Poetry and prose of PARC members found in new book.
The book Let's Face It will launch Friday Nov. 25 at the Parkdale Activity Recreation Centre. The book is PARC's second volume of poetry, prose and painting. Ten years in the making it features the work of (clockwise from left) Michelle Waldron, John Rogers. Ann Lapenna and Mike Knox. Hume Cronyn (back right) co-edited the book. (Nov. 18, 2011)
Staff photo/ERIN HATFIELD
Between the covers of Let's Face It, a book of poetry and prose, there is a huge amount of resilience, compassion, humour and insight into life that you can't find in most writing explained Hume Cronyn.
"Most of these writers have lived a life experience that most writers haven't lived," Cronyn said. "It is all really direct with no facades or pretensions."
The writers he speaks of are those that take part in weekly creative writing workshops and poetry nights at the Parkdale Activity Recreation Centre (PARC), a drop in centre in Parkdale.
Cronyn works there part time running the hockey and soccer programs as well as the writing workshop and poetry nights. He has been working on and off at PARC for more than 25 years. He started the writing workshops in 1985 with author Pat Capponi.
"When we started the writing workshops it was for the sheer joy or writing," he said. "Everyone takes writing to be such a solitary exercise, but I actually think it can be a very communal exercise in that you can feed off each others energy. There is so much creativity here."
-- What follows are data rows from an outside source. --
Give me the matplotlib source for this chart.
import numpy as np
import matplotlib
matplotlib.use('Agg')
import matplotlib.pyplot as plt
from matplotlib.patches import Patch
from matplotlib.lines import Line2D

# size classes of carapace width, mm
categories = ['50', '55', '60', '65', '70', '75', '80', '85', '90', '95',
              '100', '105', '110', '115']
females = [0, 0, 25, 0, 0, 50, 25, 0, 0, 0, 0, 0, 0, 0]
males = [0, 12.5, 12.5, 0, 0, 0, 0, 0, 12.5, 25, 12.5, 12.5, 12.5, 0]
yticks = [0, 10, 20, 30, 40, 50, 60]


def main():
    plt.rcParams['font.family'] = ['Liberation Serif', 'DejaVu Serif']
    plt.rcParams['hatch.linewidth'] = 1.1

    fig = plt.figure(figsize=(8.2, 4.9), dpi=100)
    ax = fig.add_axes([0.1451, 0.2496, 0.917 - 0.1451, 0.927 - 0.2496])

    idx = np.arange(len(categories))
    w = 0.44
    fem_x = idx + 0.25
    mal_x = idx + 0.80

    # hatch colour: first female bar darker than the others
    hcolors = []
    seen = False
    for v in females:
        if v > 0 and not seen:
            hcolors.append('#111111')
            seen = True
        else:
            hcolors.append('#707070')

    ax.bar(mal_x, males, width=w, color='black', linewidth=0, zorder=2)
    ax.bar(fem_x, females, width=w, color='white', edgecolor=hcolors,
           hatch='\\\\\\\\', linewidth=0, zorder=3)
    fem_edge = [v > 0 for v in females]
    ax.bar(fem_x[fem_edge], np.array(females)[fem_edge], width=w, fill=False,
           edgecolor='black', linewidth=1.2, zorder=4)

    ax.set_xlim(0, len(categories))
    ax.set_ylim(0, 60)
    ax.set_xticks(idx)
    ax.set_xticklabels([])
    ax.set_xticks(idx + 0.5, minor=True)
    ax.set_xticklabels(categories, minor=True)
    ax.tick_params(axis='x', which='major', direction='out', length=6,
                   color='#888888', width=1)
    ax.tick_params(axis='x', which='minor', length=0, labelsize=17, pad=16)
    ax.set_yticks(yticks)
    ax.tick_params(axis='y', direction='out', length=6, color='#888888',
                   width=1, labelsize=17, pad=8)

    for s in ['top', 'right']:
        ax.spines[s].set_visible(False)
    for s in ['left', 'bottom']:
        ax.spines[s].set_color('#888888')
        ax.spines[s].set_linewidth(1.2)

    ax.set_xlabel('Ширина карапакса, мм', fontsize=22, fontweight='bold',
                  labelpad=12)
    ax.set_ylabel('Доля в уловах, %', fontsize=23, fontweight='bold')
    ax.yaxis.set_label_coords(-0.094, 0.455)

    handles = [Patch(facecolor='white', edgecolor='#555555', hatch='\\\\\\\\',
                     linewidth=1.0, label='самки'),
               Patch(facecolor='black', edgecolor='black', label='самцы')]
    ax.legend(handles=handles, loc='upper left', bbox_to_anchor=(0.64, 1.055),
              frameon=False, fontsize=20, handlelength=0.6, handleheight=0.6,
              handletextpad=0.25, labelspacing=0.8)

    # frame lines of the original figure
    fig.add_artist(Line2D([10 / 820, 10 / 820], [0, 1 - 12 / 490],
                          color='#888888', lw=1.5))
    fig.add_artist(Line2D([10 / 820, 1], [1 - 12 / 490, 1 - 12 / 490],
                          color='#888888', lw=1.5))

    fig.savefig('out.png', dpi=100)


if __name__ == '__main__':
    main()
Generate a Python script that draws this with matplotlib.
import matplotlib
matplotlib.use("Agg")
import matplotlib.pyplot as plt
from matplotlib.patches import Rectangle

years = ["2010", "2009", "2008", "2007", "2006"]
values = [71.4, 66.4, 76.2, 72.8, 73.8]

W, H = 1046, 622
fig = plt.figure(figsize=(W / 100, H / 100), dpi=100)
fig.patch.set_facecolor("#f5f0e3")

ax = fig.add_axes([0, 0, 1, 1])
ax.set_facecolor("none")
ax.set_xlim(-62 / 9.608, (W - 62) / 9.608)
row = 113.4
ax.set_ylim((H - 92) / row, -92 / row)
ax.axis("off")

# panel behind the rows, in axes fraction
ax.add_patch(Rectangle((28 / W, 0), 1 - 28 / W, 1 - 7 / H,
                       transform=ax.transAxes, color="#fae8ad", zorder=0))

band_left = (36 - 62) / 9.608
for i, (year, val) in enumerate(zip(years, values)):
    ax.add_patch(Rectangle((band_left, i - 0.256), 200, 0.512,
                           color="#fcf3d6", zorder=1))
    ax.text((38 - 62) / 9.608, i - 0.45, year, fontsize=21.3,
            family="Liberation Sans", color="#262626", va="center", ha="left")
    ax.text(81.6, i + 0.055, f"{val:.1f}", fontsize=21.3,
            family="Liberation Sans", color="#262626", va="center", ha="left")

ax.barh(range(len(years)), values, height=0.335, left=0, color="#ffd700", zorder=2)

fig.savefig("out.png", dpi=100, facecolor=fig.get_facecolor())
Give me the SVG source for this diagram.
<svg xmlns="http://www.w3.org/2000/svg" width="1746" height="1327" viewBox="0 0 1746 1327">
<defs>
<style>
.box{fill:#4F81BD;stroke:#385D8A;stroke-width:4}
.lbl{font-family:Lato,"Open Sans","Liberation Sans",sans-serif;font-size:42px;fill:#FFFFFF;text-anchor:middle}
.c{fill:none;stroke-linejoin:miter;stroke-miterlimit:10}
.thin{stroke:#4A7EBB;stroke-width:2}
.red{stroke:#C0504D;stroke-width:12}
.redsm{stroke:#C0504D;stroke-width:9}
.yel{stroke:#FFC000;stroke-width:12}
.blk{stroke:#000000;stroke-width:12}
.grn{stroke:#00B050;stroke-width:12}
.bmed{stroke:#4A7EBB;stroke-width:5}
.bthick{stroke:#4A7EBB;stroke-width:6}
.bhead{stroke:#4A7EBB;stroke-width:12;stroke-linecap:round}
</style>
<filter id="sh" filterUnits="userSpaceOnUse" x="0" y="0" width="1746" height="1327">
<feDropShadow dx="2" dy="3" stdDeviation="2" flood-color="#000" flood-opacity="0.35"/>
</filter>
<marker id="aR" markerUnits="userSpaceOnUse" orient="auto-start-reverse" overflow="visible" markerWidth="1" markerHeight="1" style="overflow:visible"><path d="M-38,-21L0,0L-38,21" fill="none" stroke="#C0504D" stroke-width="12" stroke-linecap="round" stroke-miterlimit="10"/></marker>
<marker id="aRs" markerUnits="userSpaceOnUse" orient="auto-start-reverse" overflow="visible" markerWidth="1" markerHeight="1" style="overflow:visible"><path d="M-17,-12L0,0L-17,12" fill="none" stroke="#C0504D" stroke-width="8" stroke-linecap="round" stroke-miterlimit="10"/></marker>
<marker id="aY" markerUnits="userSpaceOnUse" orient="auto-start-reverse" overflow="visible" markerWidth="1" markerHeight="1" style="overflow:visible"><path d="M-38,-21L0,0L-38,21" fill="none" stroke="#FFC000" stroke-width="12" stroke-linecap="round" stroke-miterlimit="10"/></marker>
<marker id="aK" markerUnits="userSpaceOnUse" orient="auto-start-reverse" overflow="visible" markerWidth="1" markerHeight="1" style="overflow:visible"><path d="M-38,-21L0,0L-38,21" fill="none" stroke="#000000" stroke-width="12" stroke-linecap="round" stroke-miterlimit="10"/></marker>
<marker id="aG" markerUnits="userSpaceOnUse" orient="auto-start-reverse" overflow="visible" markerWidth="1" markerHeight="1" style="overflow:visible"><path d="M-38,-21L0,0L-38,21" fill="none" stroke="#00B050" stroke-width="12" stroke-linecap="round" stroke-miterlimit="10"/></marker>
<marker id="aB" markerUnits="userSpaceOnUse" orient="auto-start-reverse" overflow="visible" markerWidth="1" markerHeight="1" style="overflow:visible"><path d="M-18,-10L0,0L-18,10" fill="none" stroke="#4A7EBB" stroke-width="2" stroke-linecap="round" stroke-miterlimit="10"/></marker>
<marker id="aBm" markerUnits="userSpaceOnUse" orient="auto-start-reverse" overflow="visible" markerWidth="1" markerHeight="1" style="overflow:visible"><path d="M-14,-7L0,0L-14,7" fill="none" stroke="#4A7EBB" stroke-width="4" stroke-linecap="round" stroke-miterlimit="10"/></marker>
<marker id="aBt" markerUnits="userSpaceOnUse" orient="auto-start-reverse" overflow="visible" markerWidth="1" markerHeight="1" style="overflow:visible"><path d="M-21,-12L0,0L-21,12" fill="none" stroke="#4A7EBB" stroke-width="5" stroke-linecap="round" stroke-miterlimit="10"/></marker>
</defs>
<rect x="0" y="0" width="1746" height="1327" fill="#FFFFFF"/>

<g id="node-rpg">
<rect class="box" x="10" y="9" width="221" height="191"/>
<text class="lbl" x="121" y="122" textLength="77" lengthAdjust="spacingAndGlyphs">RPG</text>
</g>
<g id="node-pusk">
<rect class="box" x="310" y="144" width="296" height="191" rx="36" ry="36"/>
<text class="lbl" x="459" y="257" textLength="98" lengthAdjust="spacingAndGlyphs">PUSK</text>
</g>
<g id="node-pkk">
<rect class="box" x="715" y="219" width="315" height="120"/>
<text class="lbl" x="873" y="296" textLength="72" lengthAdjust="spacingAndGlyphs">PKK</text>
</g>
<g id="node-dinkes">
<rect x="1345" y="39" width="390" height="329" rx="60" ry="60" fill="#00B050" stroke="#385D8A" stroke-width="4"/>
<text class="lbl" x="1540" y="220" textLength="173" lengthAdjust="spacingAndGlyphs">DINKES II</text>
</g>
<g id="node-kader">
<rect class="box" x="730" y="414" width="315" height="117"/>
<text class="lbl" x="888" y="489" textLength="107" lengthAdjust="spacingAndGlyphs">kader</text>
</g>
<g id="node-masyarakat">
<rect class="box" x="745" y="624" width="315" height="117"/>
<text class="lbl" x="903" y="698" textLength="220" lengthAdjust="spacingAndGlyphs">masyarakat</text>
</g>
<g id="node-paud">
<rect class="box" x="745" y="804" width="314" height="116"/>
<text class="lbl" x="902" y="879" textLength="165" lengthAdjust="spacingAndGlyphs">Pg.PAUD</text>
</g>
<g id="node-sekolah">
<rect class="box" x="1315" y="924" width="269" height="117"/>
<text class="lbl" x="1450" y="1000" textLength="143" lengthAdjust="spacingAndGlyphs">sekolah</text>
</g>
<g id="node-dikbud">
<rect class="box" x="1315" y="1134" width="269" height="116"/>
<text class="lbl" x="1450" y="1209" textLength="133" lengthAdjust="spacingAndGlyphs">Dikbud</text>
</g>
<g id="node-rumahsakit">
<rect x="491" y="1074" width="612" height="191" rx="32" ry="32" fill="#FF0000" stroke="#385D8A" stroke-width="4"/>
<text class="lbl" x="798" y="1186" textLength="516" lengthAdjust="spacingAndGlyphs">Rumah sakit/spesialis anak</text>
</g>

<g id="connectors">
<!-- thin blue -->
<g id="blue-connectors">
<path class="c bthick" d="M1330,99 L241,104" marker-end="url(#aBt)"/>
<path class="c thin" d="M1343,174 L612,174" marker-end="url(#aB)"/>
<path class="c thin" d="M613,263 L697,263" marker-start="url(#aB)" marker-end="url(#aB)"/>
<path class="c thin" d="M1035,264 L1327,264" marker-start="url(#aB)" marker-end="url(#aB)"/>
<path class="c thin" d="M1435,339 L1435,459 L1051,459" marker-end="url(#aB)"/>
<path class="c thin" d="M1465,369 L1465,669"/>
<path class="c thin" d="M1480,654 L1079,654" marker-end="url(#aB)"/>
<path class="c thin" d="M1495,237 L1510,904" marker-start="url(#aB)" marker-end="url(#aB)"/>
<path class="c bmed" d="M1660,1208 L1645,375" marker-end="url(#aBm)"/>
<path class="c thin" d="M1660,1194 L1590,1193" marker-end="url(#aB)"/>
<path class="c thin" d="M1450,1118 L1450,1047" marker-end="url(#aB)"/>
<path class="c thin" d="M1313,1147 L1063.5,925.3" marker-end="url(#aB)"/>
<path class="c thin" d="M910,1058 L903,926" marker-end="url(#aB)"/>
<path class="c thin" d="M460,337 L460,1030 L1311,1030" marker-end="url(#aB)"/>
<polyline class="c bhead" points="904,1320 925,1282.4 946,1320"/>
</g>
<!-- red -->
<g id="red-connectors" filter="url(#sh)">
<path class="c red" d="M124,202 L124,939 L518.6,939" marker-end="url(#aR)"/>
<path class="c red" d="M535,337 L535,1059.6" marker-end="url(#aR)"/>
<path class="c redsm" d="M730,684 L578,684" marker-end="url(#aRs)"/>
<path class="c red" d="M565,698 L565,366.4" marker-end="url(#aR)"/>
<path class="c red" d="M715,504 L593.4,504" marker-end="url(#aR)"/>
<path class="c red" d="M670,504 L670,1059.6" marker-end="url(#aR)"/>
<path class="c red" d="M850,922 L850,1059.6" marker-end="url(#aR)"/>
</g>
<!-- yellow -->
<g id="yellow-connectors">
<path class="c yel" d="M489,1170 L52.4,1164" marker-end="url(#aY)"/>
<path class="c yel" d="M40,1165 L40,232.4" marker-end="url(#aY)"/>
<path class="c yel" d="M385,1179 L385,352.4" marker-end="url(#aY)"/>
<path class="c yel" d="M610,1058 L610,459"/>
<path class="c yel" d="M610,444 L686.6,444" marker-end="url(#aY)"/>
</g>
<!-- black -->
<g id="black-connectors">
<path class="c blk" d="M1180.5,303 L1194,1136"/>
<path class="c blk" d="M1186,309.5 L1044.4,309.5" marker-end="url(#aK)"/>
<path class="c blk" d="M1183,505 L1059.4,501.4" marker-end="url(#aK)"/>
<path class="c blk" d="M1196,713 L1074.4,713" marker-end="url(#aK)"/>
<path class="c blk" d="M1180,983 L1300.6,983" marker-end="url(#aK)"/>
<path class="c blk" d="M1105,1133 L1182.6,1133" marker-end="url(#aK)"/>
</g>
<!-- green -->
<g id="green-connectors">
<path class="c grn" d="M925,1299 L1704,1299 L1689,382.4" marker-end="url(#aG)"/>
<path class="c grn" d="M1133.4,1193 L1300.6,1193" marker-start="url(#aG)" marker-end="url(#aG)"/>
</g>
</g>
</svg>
The writings found in Let's Face It grew out of exercises where the participants would write descriptions of things they saw or experienced. In other exercises the group would open a dictionary and start with a single word and write from there.
"Or I would bring in fridge magnets and they would take five words from the fridge magnets and include those words in their pieces," Cronyn said. "Everyone loves those because of the challenge and the pieces that come out are usually really good."
After the exercises the group would go around the table and everyone would read their piece.
"What is amazing is that we have a proviso that you don't have to read your piece if it is too close to the bone, but everyone reads," he said. "A lot of these guys have known each other for a long time... so there is this incredible amount of trust."
Because of the community they have created in the writing group and poetry nights, Cronyn said the authors can talk about really deep feelings or just be silly and every emotion in between.
"Everyone has this amazing story," he said. "That is the value of the writing workshops, everyone has these stories they have to get out."
After a few years Cronyn said they realized the group had some good writing and decided to start to pull them together into a book and the result was Let's Face It, which is being released on Friday, Nov. 25.
The book features the writing and art of members from PARC, staff, former interns and community members who attend the writing workshops and poetry nights.
PARC will host a celebration of the release of Let's Face It at the Parkdale Community Recreation Centre at 1499 Queen St. West from 6 to 9 p.m. tonight (Friday Nov. 25) where the community is invited to meet some of the writers and take in an evening of music, art and poetry readings from the newly released book.